Durante sus más de cinco años, el conflicto reclamó las vidas de dos de las tías de Hanan y de un abuelo.

La familia emprendió el camino en automóvil, y después de pasar 16 retenes militares, cruzó la frontera hacia Jordania. Durante dos años y medio, su hogar fue una choza en Zaatari, miserable campamento para refugiados. A los adultos no se les permitía trabajar, y Hanan solía caminar dificultosamente 4 minutos hasta una escuela que proveía escasa educación.

“Cuando la maestra no estaba pegándonos, se sentaba frente al salón a ponerse su maquillaje”, dijo Hanan. Con el tiempo, la familia solicitó visas brasileñas en la capital jordana, Amman, siguiendo al hermano menor de Jaled Dacka que había venido aquí antes.

“Cuando oí que nos mudaríamos a Brasil, estaba súper emocionada pero, sobre todo, porque sería mi primera vez en un avión”, dijo Hanan.

Al igual que Hanan, su madre ha llegado a amar Brasil.
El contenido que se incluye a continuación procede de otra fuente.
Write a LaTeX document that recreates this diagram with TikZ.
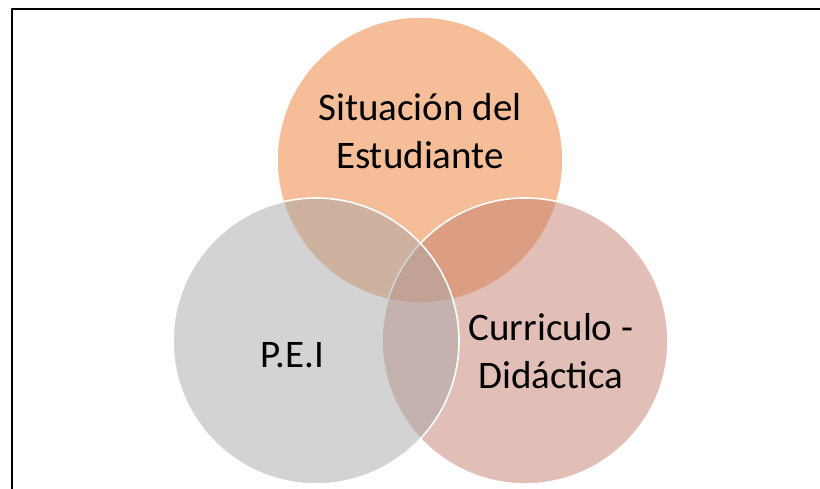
\documentclass[tikz,border=0pt]{standalone}
\usepackage{fontspec}
\setmainfont{Carlito}
\definecolor{vennorange}{HTML}{EB7D31}
\definecolor{venngrey}{HTML}{A7A7A7}
\definecolor{vennrose}{HTML}{C57F6D}

\begin{document}
\begin{tikzpicture}[x=1pt,y=1pt,line cap=round,line join=round,
  vennset/.style={circle,minimum size=286pt,inner sep=0pt,draw=white,line width=1.6pt,fill opacity=0.5},
  vennlabel/.style={font=\fontsize{39}{47.5}\selectfont,text=black,align=center,inner sep=0pt}]
\useasboundingbox (0,0) rectangle (820,489);
% cropped frame: only top and left edges show
\coordinate (frametl) at (11.5,479.5);
\coordinate (frametr) at (820,479.5);
\coordinate (framebl) at (11.5,0);
\draw[black,line width=2pt,line cap=butt] (framebl) -- (frametl) -- (frametr);
% circles, drawn top, right, left
\node[vennset,fill=vennorange] (estudiante) at (420,329) {};
\node[vennset,fill=vennrose] (curriculo) at (525,148) {};
\node[vennset,fill=venngrey] (pei) at (316,148) {};
% labels
\node[vennlabel] (estudiantetxt) at (420,358) {Situación del\\Estudiante};
\node[vennlabel] (peitxt) at (292,134) {P.E.I};
\node[vennlabel] (curriculotxt) at (551,138) {Curriculo -\\Didáctica};
\end{tikzpicture}
\end{document}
Si bien muchos no están familiarizados con el islam o Siria, curiosos transeúntes a veces la detienen en la calle para preguntarle por su hiyab.

“Aquí puedes ir a una mezquita o iglesia y a nadie le interesa, y nadie te ve raro”, destacó. “En Brasil, puedes hacer lo que quieras”.

Hanan fue elegida para ser una de las portadoras de la antorcha después de que la agencia de refugiados de la ONU enviara su nombre al comité olímpico organizador.

“Tengo la esperanza de que el mundo pueda saber que los refugiados somos buenas personas”, dijo.

Sin embargo, su optimista temperamento se tornó sombrío cuando le preguntaron qué extrañaba de su antiguo hogar.

“No puedo recordar nada bueno de Siria”, dijo, apartando la mirada.

Después, sacó una caja de atrás de un deshilachado sofá, desenvolvió la antorcha y sonrió ampliamente mientras la agitaba por ahí, al tiempo que recordaba su repentina oportunidad al estrellato.

“Yo nunca regresaré a Siria”, anunció la niña. “Puedo verme creciendo aquí y volviéndome brasileña”.